◆ **The task**: Reproduce the listing below from the line with "Recreate this image" to the line with "const otherOpiates = [72, 57.3, 57.8, 42.8, 42];", both lines included, character for character, minus any pictures.

————————

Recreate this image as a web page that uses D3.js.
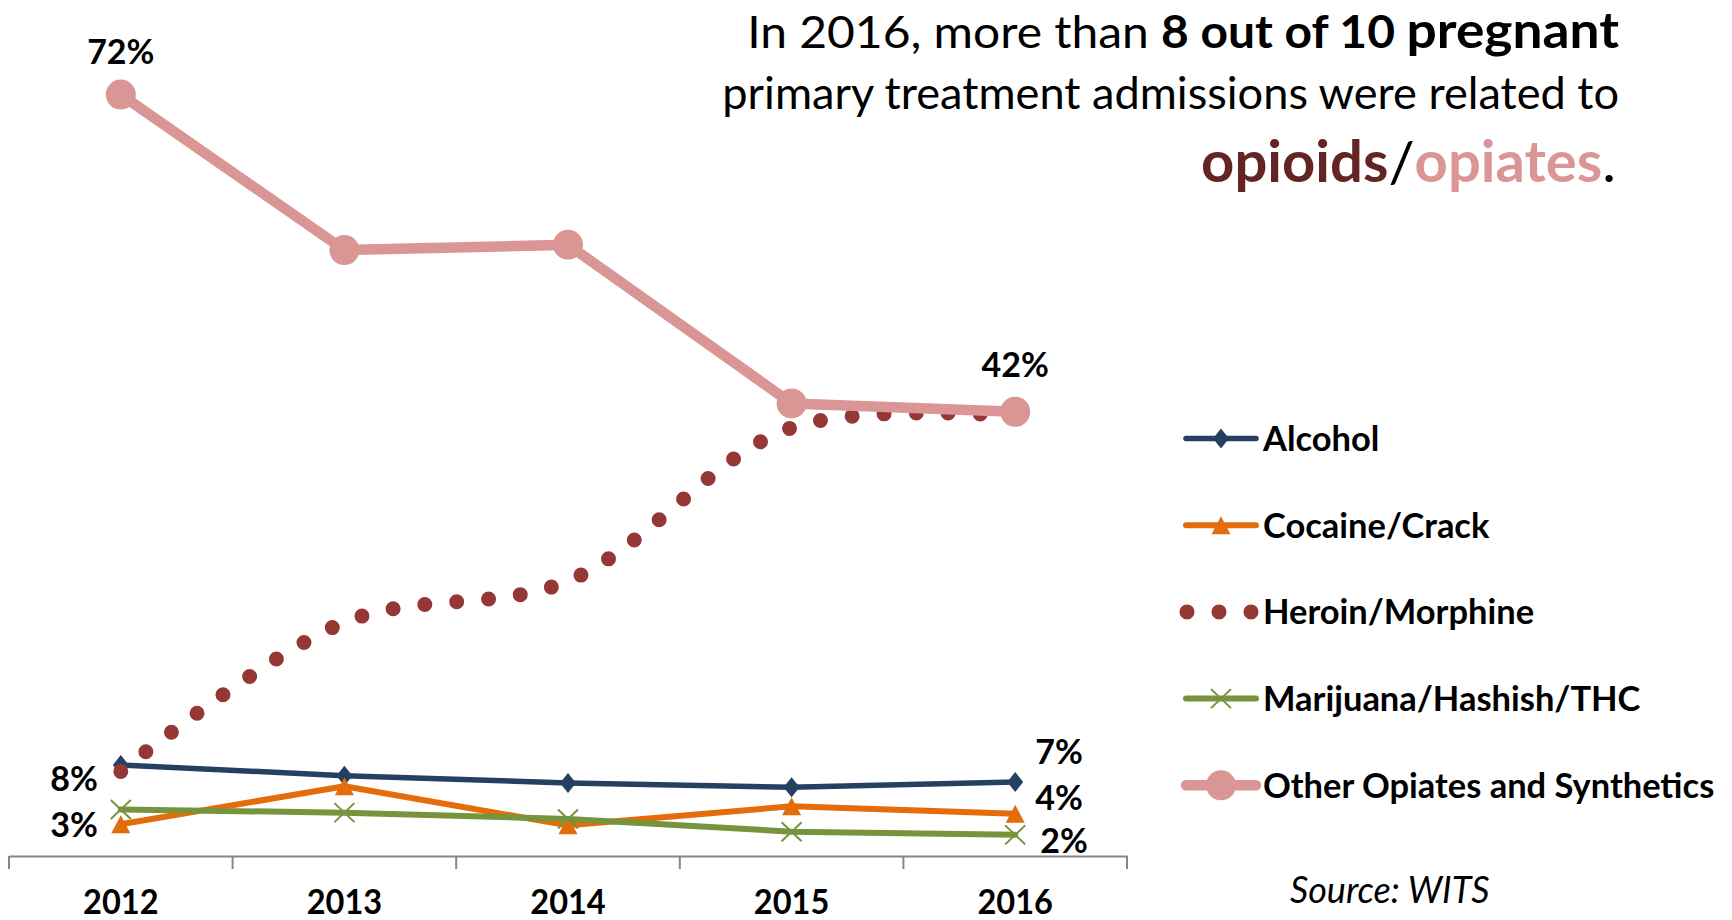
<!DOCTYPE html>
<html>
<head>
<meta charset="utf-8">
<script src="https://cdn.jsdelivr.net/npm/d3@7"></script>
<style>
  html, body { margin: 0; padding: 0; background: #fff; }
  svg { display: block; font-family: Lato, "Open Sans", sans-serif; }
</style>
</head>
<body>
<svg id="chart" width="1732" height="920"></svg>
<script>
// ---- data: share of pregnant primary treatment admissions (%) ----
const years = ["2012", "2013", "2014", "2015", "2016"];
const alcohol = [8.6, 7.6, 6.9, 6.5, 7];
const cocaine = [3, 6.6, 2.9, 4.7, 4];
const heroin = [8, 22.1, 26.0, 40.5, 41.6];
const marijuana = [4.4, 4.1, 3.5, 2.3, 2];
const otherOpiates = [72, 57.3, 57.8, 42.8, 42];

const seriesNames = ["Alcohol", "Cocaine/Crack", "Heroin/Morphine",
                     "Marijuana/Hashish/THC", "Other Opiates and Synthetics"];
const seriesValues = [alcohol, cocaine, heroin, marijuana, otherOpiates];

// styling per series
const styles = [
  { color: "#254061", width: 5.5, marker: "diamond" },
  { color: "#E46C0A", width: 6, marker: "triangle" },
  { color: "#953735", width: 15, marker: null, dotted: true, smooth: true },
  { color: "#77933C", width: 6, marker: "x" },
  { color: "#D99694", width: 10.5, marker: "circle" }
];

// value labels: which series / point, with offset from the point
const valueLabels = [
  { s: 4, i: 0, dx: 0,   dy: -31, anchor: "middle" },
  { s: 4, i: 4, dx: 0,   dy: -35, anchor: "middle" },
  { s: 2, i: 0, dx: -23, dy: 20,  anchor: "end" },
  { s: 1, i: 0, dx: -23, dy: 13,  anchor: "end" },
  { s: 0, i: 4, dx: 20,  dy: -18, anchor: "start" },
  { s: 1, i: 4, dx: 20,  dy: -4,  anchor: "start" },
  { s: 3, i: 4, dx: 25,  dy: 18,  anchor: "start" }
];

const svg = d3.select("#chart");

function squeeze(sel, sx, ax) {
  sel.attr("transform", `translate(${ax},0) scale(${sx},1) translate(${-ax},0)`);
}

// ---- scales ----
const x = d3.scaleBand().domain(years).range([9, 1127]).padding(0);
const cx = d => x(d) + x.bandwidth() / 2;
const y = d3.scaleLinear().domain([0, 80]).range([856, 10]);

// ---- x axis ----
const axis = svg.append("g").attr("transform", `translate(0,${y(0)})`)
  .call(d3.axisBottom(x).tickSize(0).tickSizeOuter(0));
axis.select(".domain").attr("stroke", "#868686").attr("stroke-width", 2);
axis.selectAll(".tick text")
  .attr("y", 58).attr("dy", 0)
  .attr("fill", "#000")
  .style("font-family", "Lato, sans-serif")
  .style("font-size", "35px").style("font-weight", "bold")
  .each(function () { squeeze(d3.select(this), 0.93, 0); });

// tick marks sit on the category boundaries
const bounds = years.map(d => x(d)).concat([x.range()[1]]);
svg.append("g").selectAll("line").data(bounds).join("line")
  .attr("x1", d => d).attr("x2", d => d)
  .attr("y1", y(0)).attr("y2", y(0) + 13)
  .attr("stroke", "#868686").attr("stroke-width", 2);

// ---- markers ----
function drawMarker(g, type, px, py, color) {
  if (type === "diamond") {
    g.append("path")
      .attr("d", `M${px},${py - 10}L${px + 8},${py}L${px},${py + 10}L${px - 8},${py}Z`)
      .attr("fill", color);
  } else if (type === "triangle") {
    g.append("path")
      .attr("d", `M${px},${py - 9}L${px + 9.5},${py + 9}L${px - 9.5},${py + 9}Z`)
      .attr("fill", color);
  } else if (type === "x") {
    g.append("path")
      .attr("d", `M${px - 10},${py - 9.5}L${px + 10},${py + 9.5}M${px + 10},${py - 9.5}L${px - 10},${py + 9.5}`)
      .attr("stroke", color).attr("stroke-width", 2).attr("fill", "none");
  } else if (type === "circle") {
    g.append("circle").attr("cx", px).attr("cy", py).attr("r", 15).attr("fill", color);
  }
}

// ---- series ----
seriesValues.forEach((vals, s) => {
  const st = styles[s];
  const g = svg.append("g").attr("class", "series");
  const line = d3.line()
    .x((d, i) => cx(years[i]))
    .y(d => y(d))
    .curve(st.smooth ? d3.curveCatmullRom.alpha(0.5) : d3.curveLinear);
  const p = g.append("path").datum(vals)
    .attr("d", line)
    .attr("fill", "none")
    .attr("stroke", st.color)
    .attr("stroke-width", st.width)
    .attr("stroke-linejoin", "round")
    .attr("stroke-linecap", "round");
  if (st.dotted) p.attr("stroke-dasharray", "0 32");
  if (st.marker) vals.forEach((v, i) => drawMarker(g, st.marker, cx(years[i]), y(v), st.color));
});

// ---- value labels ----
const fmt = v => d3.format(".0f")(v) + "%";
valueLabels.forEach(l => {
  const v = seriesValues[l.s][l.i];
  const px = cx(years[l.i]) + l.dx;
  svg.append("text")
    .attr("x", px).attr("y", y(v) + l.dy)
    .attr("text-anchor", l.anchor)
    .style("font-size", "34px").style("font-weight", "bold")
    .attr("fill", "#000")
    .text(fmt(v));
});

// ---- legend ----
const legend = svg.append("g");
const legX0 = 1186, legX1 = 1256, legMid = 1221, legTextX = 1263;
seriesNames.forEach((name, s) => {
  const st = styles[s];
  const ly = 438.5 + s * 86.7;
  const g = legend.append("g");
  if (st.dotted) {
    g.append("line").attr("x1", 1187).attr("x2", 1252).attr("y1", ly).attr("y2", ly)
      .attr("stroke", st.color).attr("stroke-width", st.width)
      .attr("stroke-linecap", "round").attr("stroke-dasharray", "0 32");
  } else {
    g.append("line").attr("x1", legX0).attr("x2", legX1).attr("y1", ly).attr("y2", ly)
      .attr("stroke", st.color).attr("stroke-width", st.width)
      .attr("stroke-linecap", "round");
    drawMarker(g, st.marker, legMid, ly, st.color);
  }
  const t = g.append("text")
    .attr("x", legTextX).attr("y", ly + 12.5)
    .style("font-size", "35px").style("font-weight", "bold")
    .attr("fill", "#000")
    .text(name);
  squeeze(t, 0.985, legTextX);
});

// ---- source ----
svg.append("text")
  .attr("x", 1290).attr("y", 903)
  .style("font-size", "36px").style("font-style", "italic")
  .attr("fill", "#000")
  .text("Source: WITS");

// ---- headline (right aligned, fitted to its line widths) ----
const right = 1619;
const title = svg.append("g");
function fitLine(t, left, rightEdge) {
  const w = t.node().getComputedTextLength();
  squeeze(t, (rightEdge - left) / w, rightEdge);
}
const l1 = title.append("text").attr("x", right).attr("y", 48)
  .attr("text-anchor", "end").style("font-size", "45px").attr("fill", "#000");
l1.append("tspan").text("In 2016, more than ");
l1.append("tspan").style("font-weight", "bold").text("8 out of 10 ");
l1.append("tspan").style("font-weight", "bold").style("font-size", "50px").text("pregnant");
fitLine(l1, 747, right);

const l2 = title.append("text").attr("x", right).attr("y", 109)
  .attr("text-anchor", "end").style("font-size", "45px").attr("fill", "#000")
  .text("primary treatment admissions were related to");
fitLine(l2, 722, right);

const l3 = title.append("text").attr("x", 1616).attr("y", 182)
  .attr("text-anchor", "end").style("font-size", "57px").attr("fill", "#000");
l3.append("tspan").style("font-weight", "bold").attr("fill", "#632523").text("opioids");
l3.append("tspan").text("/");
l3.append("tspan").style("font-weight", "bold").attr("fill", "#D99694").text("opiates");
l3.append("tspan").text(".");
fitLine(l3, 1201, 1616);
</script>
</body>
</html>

————————

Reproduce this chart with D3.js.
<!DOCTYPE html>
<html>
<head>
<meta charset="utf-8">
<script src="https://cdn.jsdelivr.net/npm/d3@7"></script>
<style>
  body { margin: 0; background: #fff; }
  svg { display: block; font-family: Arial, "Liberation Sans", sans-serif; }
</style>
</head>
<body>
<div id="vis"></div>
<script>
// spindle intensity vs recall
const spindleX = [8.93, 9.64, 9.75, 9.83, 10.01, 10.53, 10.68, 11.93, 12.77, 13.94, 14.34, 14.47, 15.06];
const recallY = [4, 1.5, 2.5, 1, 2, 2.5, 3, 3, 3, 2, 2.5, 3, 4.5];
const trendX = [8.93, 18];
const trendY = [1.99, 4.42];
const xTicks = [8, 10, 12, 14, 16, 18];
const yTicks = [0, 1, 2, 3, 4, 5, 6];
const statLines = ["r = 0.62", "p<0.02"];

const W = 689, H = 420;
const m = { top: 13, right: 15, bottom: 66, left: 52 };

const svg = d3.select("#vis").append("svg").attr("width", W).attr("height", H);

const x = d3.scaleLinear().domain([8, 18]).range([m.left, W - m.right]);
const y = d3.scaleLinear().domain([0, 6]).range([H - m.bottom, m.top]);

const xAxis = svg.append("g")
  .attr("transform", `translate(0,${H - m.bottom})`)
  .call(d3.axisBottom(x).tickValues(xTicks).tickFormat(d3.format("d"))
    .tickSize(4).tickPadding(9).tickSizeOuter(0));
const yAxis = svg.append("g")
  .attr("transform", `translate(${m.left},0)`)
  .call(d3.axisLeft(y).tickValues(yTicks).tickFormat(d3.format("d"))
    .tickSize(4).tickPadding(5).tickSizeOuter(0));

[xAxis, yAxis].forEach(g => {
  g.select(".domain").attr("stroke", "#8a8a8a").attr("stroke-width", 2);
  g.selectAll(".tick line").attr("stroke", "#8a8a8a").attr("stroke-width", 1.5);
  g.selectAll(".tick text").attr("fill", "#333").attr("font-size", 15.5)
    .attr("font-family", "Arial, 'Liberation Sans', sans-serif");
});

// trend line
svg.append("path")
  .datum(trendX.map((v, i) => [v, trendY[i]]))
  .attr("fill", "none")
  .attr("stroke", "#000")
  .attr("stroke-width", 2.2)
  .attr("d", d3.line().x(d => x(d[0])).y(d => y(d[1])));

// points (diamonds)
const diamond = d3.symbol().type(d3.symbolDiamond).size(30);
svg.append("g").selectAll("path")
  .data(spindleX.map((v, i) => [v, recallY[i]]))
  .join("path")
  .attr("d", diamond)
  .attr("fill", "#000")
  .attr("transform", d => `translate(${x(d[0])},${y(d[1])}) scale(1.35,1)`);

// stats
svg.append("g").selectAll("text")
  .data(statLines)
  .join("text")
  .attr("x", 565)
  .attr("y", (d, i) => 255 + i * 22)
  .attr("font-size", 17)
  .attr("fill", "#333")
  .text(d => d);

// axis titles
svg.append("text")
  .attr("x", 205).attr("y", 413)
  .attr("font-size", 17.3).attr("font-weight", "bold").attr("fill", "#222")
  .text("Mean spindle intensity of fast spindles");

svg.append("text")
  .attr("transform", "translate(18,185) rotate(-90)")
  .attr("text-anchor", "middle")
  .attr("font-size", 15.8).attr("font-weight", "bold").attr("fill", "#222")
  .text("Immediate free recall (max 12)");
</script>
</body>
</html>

————————

◆ **Complete answer**:
Recreate this image as a web page that uses D3.js.
<!DOCTYPE html>
<html>
<head>
<meta charset="utf-8">
<script src="https://cdn.jsdelivr.net/npm/d3@7"></script>
<style>
  html, body { margin: 0; padding: 0; background: #fff; }
  svg { display: block; font-family: Lato, "Open Sans", sans-serif; }
</style>
</head>
<body>
<svg id="chart" width="1732" height="920"></svg>
<script>
// ---- data: share of pregnant primary treatment admissions (%) ----
const years = ["2012", "2013", "2014", "2015", "2016"];
const alcohol = [8.6, 7.6, 6.9, 6.5, 7];
const cocaine = [3, 6.6, 2.9, 4.7, 4];
const heroin = [8, 22.1, 26.0, 40.5, 41.6];
const marijuana = [4.4, 4.1, 3.5, 2.3, 2];
const otherOpiates = [72, 57.3, 57.8, 42.8, 42];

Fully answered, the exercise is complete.